Young Agrarians aims to help new farmers

More needs to be done to help new entrants to farming establish successful operations, says Dana Penrice, Alberta coordinator for Young Agrarians. Photo: Supplied

By Alexis Kienlen 
OrganicBiz staff

It’s no secret that there’s a need for new farmers to join the aging agricultural industry, but new entrants have their own unique challenges. That’s where Young Agrarians, a group designed to meet the needs of the new farmer, comes in.

Young Agrarians, formed in B.C. in 2012, launched an Alberta chapter in February. It’s run out of the Organic Alberta’s office, but there’s no requirement to be organic to join.

“The strategy is just to break through the sense of isolation that lots of young farmers feel,” said Dana Penrice, Alberta co-ordinator for Young Agrarians. “It’s not just a distance thing. It’s a psychological thing. Farmers may not see people in their own communities who are going through the same struggles they are.

There is only 1.6 per cent of the population farming right now, and they carry the burden of solving a lot of the ecological and food security challenges. – Dana Penrice

“There is only 1.6 per cent of the population farming right now, and they carry the burden of solving a lot of the ecological and food security challenges that we are facing. Anything we could be doing to get farmers back on the land is important.”

Although the word “young” is in the group name, Penrice says the title is misleading — there’s no age limit as new farmers can be any age.

In a recent survey done by the National Farmers’ Union of 1,600 self-selected new farmers across the Prairies, 60 per cent said they hadn’t grown up on a farm.

“So it’s not just about passing knowledge from one generation to the next,” said Penrice. “It’s about passing knowledge on between peers.”

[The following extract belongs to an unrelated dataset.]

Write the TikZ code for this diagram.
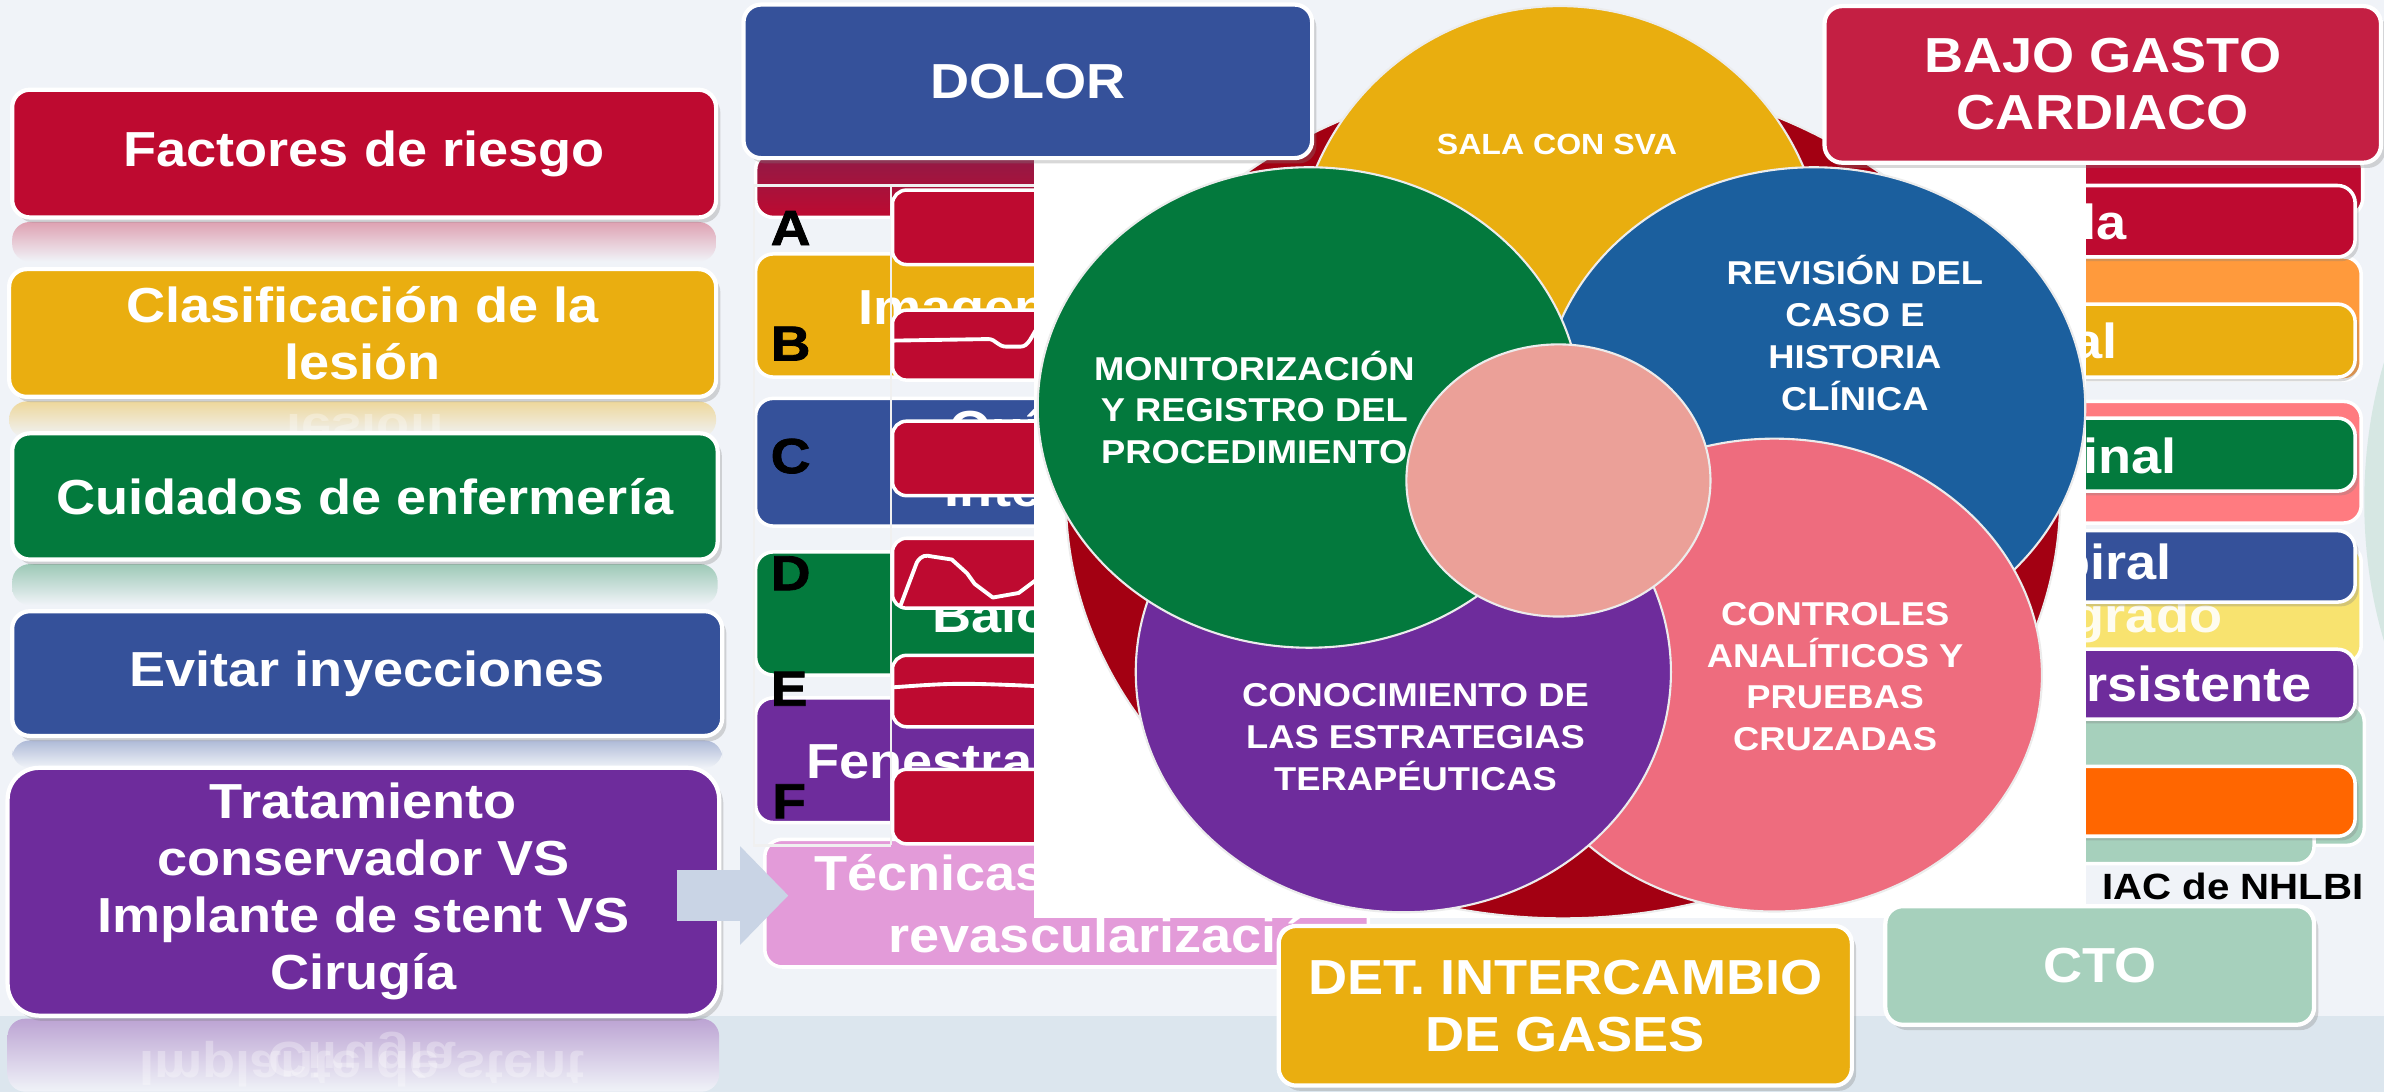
\documentclass[tikz,border=0pt]{standalone}
\usepackage{fontspec}
\setmainfont{Liberation Sans}[FakeStretch=1.1]
\newfontfamily\heavyfont{Liberation Sans}[FakeStretch=1.12,BoldFeatures={FakeBold=1.6}]
\usetikzlibrary{shapes.geometric,shadows,arrows.meta}
\definecolor{cbg}{HTML}{F0F3F8}
\definecolor{cbg2}{HTML}{DCE6EE}
\definecolor{cred}{HTML}{BE0A30}
\definecolor{cdred}{HTML}{8E1B48}
\definecolor{cyel}{HTML}{EAAE10}
\definecolor{cgrn}{HTML}{037A3D}
\definecolor{cblu}{HTML}{35519A}
\definecolor{cpur}{HTML}{6E2C9C}
\definecolor{cpnk}{HTML}{E39BD9}
\definecolor{cbajo}{HTML}{C41F43}
\definecolor{ccto}{HTML}{A6D0BC}
\definecolor{corg}{HTML}{FF9A3C}
\definecolor{corg2}{HTML}{FF6600}
\definecolor{csal}{HTML}{FF7B80}
\definecolor{cpyl}{HTML}{F8E36F}
\definecolor{carr}{HTML}{C9D4E5}
\definecolor{kred}{HTML}{A30012}
\definecolor{kyel}{HTML}{E9AE0F}
\definecolor{kgrn}{HTML}{03793D}
\definecolor{kblu}{HTML}{1B5F9E}
\definecolor{kpur}{HTML}{6E2C9C}
\definecolor{kpnk}{HTML}{EE6C7E}
\definecolor{kcen}{HTML}{EBA098}
\begin{document}
\begin{tikzpicture}[x=0.15204mm,y=-0.15204mm,
 sz/.style 2 args={minimum width=#1*0.15204mm,minimum height=#2*0.15204mm},
 bx/.style={draw=white,line width=1.2pt,rounded corners=5pt,text=white,align=center,inner sep=0pt,font=\fontsize{14}{16.2}\selectfont\bfseries,drop shadow={opacity=.3,shadow xshift=1.2pt,shadow yshift=-1.5pt}},
 mb/.style={draw=white,line width=1pt,rounded corners=5pt,inner sep=0pt},
 rb/.style={mb,drop shadow={opacity=.3,shadow xshift=1pt,shadow yshift=-1.2pt}},
 ecg/.style={fill=cred,draw=white,line width=1pt,rounded corners=4pt,inner sep=0pt},
 wv/.style={white,line width=1.1pt,line join=round},
 tx/.style={text=white,inner sep=0pt,font=\fontsize{14}{16.2}\selectfont\bfseries},
 lt/.style={inner sep=0pt,font=\fontsize{14}{14}\heavyfont\bfseries},
 ell/.style={ellipse,draw=white!85!gray,line width=.6pt,inner sep=0pt},
 ct/.style={text=white,align=center,inner sep=0pt,font=\fontsize{9.4}{11.9}\selectfont\bfseries},
 rf/.style={text=white,opacity=.3,inner sep=0pt,font=\fontsize{14}{16.2}\selectfont\bfseries}]
\useasboundingbox (0,0) rectangle (1568,718);
\fill[cbg] (0,0) rectangle (1568,718);
\fill[cbg2] (0,668) rectangle (1568,718);
\fill[ccto!35!cbg] (1705,330) ellipse [x radius=150,y radius=225];
% left column
\shade[top color=cred!35!cbg,bottom color=cbg,rounded corners=5pt] (8,146) rectangle (471,172);
\shade[top color=cyel!40!cbg,bottom color=cbg,rounded corners=5pt] (6,264) rectangle (471,288);
\node[rf] (lesionr) at (240,284) {\scalebox{1}[-1]{lesión}};
\shade[top color=cgrn!35!cbg,bottom color=cbg,rounded corners=5pt] (8,371) rectangle (472,398);
\shade[top color=cblu!35!cbg,bottom color=cbg,rounded corners=5pt] (8,487) rectangle (475,505);
\shade[top color=cpur!40!cbg,bottom color=cbg,rounded corners=5pt] (5,670) rectangle (473,718);
\node[rf] (implr) at (238,700) {\scalebox{1}[-1]{Implante de stent}};
\node[rf] (cirr) at (238,694) {\scalebox{1}[-1]{Cirugía}};
\node[bx,fill=cred,sz={463}{84}] (riesgo) at (239.5,101) {Factores de riesgo};
\node[bx,fill=cyel,sz={465}{84}] (lesion) at (238.5,219) {Clasificación de la\\lesión};
\node[bx,fill=cgrn,sz={464}{83}] (cuidados) at (240,326.5) {Cuidados de enfermería};
\node[bx,fill=cblu,sz={467}{82}] (evitar) at (241.5,443) {Evitar inyecciones};
\node[bx,fill=cpur,rounded corners=9pt,sz={468}{163}] (trat) at (239,586.5) {Tratamiento\\conservador VS\\Implante de stent VS\\Cirugía};
% middle stack
\node[mb,top color=cdred,bottom color=cred,sz={208}{43}] (dred) at (601,121.5) {};
\node[mb,fill=cyel,sz={208}{81}] (imgbox) at (601,207.5) {};
\node[mb,fill=cblu,sz={208}{84}] (quibox) at (601,304) {};
\node[mb,fill=cgrn,sz={208}{81}] (balbox) at (601,403.5) {};
\node[mb,fill=cpur,sz={208}{82}] (fenbox) at (601,500) {};
\node[mb,fill=cpnk,sz={397}{84}] (tecbox) at (701.5,594) {};
\node[tx,anchor=west] (imgt) at (564,206) {Imagen};
\node[tx,anchor=west] (quit) at (624,284) {Quí};
\node[tx,anchor=west] (intt) at (621,322) {Inte};
\node[tx,anchor=west] (balt) at (613,404) {Balón};
\node[tx,anchor=west] (fent) at (530,500) {Fenestración};
\node[tx,anchor=west] (tect) at (535,574) {Técnicas de};
\node[tx,anchor=west] (revt) at (584,615) {revascularización};
\draw[white!88!gray,line width=.7pt] (586,556) -- (496,556) -- (496,122) -- (700,122) (586,122) -- (586,556);
\node[ecg,sz={118}{49}] (ecga) at (646,149.5) {};
\node[ecg,sz={118}{46}] (ecgb) at (646,227) {};
\node[ecg,sz={118}{49}] (ecgc) at (646,301.5) {};
\node[ecg,sz={118}{46}] (ecgd) at (646,377) {};
\node[ecg,sz={118}{47}] (ecge) at (646,454.5) {};
\node[ecg,sz={118}{49}] (ecgf) at (646,530.5) {};
\draw[wv] (588,224) -- (650,223) .. controls (655,223) and (656,228) .. (662,228) -- (671,228) .. controls (677,228) and (678,221) .. (684,213);
\draw[wv] (592,399) -- (603,370) .. controls (606,365) and (609,365) .. (613,366) -- (626,368) -- (636,377) -- (641,384) -- (653,393) -- (670,390) -- (682,381);
\draw[wv] (588,452) .. controls (630,449) .. (700,452);
\node[lt] (la) at (520,150) {A};
\node[lt] (lb) at (520,226) {B};
\node[lt] (lc) at (520,300) {C};
\node[lt] (ld) at (520,377) {D};
\node[lt] (le) at (519,453) {E};
\node[lt] (lf) at (519,527) {F};
\coordinate (arra) at (445,589);
\coordinate (arrb) at (518.5,589);
\draw[carr,line width=14.3pt,-{Triangle[length=13.7pt,width=27.2pt]}] (arra) -- (arrb);
% right stack
\node[mb,fill=cred,sz={214}{42}] (rred) at (1447,121) {};
\node[mb,fill=corg,sz={213}{81}] (rorg) at (1446.5,209.5) {};
\node[mb,fill=csal,sz={213}{80}] (rsal) at (1446.5,304) {};
\node[mb,fill=cpyl,sz={213}{78}] (rpyl) at (1446.5,397) {};
\node[tx,anchor=east,opacity=.9] (gradot) at (1462,408) {grado};
\node[mb,fill=ccto,sz={215}{93}] (rcto) at (1447.5,509.5) {};
\node[mb,fill=ccto,sz={182}{28}] (rcto2) at (1431,554) {};
\node[rb,fill=cred,sz={209}{47}] (rvida) at (1444.5,145.5) {};
\node[rb,fill=cyel,sz={209}{48}] (ryel) at (1444.5,224) {};
\node[rb,fill=cgrn,sz={209}{48}] (rgrn) at (1444.5,299) {};
\node[rb,fill=cblu,sz={209}{47}] (rblu) at (1444.5,372.5) {};
\node[rb,fill=cpur,sz={209}{46}] (rpur) at (1444.5,450) {};
\node[rb,fill=corg2,sz={209}{46}] (rorg2) at (1444.5,527) {};
\node[tx,anchor=east] (vidat) at (1399,146) {vida};
\node[tx,anchor=east] (alt) at (1393,224) {al};
\node[tx,anchor=east] (inalt) at (1432,300) {inal};
\node[tx,anchor=east] (iralt) at (1429,373) {piral};
\node[tx,anchor=east] (rsist) at (1521,450) {rsistente};
\node[anchor=east,inner sep=0pt,font=\fontsize{10.4}{12}\selectfont\bfseries] (nhlbi) at (1555,583) {IAC de NHLBI};
% circles
\fill[white] (680,105) rectangle (1372,604);
\node[ell,fill=kred,sz={654}{554}] (eanillo) at (1028,327) {};
\node[ell,fill=kyel,sz={348}{348}] (esala) at (1026,178) {};
\node[ell,fill=kblu,sz={357}{316}] (erev) at (1193,268) {};
\node[ell,fill=kpnk,sz={352}{311}] (econt) at (1167,444) {};
\node[ell,fill=kpur,sz={352}{316}] (econo) at (923,442) {};
\node[ell,fill=kgrn,sz={357}{316}] (emon) at (861,268) {};
\node[ell,fill=kcen,sz={200}{179}] (ecen) at (1025,316) {};
\node[ct,font=\fontsize{8.3}{10}\selectfont\bfseries] (tsala) at (1024,95) {SALA CON SVA};
\node[ct] (tmon) at (825,268) {MONITORIZACIÓN\\Y REGISTRO DEL\\PROCEDIMIENTO};
\node[ct] (trev) at (1220,219) {REVISIÓN DEL\\CASO E\\HISTORIA\\CLÍNICA};
\node[ct] (tcono) at (931,485) {CONOCIMIENTO DE\\LAS ESTRATEGIAS\\TERAPÉUTICAS};
\node[ct] (tcont) at (1207,445) {CONTROLES\\ANALÍTICOS Y\\PRUEBAS\\CRUZADAS};
% top boxes
\node[bx,fill=cblu,sz={374}{101}] (dolor) at (676,53.5) {DOLOR};
\node[bx,fill=cbajo,sz={366}{103}] (bajo) at (1383,55.5) {BAJO GASTO\\CARDIACO};
\node[bx,fill=ccto,sz={282}{78}] (cto) at (1381,635) {CTO};
\node[bx,fill=cyel,sz={377}{105}] (det) at (1029.5,661.5) {DET. INTERCAMBIO\\DE GASES};
\end{tikzpicture}
\end{document}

Young Agrarians uses farmer-to-farmer networks to share knowledge. The group organizes potlucks, mixers, workshops, farm tours and other opportunities for people to get together and share skills and resources. The aim is to find out what new farmers need, and how best to work with different non-profits or government organizations to meet those needs. They also help coordinate business mentorships for new farmers, and offer online farm business tools on their website. Another website feature is a U-map, which allows farmers to add resources to an online map.

The group doesn’t have a formal membership structure, but there are more than 150 people on Alberta’s email list.
Upcoming events include a small flock chicken workshop in Red Deer on April 16, and a farm tour and workshop in Castor in May. The group also received a $50,000 agricultural community grant from Peavey Mart, to be dispersed over two years.

While the group only exists in Alberta and British Columbia, events have been held in Manitoba and Ontario as well.

“We just did a retreat with new farmers from across the country and from what I’ve seen, it’s really needed across Saskatchewan and Manitoba, too,” said Penrice. “It’s about finding money and a champion.”